§ **Task details**: Identify all lines in the data containing the string "chart". Copy them out.

§ **Materials provided**:
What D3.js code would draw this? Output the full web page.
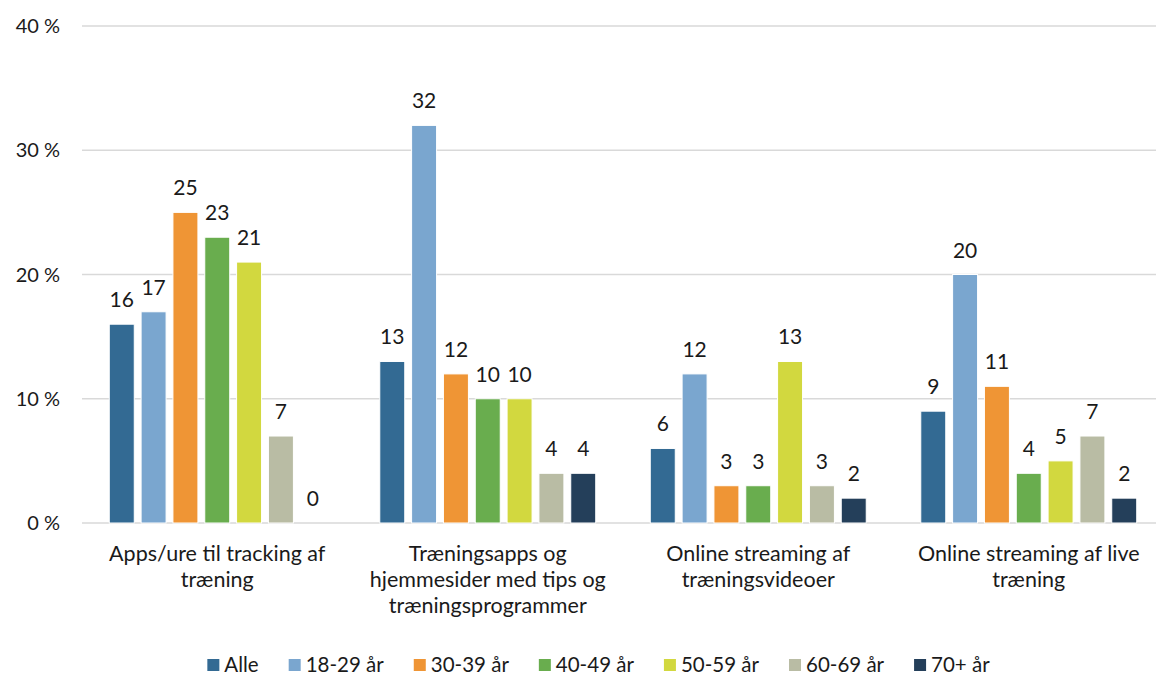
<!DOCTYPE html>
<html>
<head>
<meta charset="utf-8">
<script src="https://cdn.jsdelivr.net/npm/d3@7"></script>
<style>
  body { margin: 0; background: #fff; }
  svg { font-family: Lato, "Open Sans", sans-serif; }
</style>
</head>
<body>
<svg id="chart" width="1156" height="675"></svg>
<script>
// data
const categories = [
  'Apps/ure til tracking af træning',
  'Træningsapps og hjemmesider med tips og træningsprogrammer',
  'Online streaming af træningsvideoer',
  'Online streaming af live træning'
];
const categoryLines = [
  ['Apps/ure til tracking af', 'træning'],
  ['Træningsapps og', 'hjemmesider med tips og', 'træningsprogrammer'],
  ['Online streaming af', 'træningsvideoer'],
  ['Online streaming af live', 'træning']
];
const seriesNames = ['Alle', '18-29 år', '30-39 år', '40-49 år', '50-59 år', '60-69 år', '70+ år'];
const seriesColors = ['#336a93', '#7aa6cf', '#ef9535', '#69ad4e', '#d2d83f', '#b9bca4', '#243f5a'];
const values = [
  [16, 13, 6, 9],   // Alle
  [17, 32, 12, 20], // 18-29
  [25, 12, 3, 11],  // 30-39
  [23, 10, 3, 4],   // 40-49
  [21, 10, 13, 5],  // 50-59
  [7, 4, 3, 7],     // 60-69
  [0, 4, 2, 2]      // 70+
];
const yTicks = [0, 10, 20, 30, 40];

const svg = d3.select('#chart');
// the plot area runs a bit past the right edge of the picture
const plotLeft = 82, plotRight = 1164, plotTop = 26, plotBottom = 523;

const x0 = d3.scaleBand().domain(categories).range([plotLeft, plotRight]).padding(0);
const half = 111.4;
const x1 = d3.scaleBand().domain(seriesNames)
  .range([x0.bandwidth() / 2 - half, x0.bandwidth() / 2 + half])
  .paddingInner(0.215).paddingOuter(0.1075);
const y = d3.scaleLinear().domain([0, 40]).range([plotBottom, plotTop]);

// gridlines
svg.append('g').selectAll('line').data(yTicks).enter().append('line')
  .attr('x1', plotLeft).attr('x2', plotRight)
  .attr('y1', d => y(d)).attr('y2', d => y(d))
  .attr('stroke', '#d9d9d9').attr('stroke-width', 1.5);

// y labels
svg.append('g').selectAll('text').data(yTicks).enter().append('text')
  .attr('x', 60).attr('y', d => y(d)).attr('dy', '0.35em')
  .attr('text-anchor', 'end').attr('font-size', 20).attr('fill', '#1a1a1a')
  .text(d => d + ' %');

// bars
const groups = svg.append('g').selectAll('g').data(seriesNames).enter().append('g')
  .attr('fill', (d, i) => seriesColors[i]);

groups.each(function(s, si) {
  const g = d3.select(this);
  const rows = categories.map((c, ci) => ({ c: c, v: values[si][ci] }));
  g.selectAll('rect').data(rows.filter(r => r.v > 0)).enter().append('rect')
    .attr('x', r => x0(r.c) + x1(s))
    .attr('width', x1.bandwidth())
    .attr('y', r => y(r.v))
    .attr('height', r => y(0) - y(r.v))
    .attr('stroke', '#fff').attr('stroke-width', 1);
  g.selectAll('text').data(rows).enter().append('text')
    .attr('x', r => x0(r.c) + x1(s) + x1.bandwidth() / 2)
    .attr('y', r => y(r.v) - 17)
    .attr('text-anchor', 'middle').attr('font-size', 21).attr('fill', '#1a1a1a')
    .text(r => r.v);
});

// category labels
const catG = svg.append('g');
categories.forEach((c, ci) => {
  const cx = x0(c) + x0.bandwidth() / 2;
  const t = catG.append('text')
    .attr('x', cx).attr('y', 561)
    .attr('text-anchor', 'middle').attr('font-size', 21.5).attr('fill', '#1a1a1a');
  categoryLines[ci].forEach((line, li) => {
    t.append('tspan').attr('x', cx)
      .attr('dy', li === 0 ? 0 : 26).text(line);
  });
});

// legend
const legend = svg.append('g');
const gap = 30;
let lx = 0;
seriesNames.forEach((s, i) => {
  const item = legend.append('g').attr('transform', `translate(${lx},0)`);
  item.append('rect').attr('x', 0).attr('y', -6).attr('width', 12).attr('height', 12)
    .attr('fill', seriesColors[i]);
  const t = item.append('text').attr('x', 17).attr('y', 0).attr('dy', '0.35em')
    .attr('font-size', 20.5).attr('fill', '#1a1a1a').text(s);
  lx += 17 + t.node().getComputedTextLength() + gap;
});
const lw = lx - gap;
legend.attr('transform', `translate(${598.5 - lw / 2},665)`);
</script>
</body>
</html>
--
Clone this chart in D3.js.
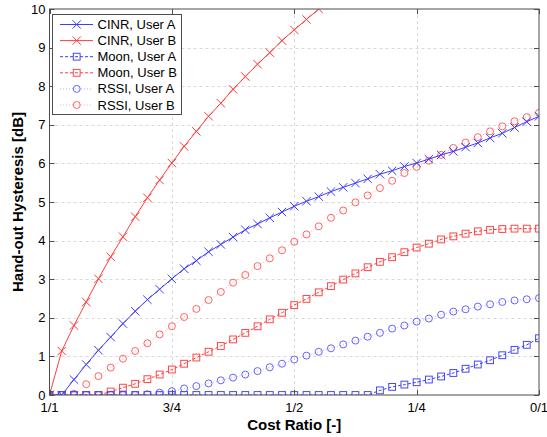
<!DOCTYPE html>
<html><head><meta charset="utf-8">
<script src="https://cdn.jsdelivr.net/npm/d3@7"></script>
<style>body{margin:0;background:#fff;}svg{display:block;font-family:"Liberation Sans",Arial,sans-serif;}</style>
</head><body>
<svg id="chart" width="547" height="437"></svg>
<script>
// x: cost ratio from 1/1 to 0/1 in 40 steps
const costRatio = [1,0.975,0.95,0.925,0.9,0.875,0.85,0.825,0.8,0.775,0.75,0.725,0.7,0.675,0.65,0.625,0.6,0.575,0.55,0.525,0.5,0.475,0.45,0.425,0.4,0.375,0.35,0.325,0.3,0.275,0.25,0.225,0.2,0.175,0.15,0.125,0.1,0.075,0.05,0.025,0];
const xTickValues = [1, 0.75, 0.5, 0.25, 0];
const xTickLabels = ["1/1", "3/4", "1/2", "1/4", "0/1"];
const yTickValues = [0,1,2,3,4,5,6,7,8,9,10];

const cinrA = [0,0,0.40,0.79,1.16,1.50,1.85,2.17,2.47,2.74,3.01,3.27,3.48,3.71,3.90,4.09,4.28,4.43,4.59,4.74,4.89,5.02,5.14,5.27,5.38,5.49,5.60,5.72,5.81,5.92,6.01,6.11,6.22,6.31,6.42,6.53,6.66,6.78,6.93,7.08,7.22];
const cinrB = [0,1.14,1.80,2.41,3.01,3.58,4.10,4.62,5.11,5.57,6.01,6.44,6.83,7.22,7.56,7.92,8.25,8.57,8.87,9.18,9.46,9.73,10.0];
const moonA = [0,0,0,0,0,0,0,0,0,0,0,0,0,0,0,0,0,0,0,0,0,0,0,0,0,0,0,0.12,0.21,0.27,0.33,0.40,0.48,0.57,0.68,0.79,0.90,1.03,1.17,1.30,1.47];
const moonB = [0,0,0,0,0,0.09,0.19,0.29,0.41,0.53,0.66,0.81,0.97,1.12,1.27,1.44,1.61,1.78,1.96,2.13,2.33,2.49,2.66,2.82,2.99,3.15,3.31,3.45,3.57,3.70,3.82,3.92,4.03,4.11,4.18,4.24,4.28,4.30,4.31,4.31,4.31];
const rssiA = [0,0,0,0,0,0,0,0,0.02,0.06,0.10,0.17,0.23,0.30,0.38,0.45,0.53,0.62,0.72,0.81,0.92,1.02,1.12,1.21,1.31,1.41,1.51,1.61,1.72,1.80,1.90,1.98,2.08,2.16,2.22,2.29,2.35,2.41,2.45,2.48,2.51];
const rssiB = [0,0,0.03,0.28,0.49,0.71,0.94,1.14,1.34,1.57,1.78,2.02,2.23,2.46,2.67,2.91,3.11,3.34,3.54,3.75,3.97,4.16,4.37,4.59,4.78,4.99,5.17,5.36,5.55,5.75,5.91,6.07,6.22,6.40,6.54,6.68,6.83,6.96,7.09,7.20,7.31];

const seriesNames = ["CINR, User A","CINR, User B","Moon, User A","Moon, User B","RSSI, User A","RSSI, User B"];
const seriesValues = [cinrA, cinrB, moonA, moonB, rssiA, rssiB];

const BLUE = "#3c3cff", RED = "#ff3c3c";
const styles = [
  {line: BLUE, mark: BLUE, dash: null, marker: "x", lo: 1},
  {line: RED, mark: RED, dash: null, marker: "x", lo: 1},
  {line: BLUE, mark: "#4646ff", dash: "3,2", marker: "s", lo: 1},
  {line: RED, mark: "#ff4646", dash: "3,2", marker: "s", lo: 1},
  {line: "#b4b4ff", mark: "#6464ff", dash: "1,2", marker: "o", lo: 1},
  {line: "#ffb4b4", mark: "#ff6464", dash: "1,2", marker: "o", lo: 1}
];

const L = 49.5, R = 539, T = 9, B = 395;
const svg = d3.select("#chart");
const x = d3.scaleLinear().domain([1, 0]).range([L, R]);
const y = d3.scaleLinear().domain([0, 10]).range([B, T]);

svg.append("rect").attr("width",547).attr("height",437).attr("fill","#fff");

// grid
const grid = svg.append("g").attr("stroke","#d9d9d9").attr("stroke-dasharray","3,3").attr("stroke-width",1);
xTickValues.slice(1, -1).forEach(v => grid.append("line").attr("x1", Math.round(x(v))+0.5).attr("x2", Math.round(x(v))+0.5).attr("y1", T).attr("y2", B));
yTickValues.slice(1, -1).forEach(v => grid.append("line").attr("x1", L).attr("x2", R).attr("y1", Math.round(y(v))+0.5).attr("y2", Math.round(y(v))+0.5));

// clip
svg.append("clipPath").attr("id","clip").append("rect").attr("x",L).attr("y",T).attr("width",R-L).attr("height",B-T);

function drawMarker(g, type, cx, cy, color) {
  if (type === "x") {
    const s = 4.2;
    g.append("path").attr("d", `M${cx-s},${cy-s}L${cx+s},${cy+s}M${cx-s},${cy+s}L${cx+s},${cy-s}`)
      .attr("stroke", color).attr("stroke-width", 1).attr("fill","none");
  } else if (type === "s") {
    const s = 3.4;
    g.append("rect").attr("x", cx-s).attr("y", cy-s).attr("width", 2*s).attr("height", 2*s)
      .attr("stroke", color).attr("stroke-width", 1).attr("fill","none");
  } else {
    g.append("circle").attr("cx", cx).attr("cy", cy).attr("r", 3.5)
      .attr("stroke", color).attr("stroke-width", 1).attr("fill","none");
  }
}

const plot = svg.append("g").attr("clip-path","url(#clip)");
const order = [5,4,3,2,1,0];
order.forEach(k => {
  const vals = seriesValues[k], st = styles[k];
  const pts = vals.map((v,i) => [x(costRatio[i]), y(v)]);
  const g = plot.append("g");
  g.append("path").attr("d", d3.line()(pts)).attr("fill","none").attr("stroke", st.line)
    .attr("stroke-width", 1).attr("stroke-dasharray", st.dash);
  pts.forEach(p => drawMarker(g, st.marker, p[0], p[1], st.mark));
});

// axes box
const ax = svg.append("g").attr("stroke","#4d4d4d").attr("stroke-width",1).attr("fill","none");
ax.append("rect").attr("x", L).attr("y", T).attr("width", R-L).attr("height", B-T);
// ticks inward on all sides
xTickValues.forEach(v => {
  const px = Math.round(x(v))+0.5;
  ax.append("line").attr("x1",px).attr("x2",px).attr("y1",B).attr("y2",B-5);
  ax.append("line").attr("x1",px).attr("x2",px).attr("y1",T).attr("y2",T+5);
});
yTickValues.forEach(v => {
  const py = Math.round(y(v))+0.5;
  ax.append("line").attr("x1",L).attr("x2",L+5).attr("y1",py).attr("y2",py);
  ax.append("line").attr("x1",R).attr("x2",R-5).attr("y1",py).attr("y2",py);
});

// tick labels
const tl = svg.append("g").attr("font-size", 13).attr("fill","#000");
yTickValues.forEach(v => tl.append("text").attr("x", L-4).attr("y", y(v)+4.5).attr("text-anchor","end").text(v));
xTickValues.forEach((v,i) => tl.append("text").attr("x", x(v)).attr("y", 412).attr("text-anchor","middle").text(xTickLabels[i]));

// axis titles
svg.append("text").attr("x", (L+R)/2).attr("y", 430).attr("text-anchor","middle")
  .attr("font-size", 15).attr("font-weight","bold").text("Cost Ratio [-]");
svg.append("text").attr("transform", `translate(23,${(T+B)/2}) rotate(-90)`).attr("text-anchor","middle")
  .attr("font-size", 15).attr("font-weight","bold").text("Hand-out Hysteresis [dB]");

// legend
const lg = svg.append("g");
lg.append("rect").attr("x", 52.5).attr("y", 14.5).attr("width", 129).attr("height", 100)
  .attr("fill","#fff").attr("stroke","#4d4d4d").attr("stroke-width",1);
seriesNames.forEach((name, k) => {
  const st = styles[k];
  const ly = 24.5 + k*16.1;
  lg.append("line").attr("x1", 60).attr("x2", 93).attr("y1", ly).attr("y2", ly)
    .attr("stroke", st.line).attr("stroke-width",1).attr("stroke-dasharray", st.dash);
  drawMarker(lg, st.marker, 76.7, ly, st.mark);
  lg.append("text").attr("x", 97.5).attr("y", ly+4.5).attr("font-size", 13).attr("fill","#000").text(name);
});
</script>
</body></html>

§ **Answer below**:
<svg id="chart" width="1156" height="675"></svg>
const svg = d3.select('#chart');
Clone this chart in D3.js.
<svg id="chart" width="547" height="437"></svg>
const svg = d3.select("#chart");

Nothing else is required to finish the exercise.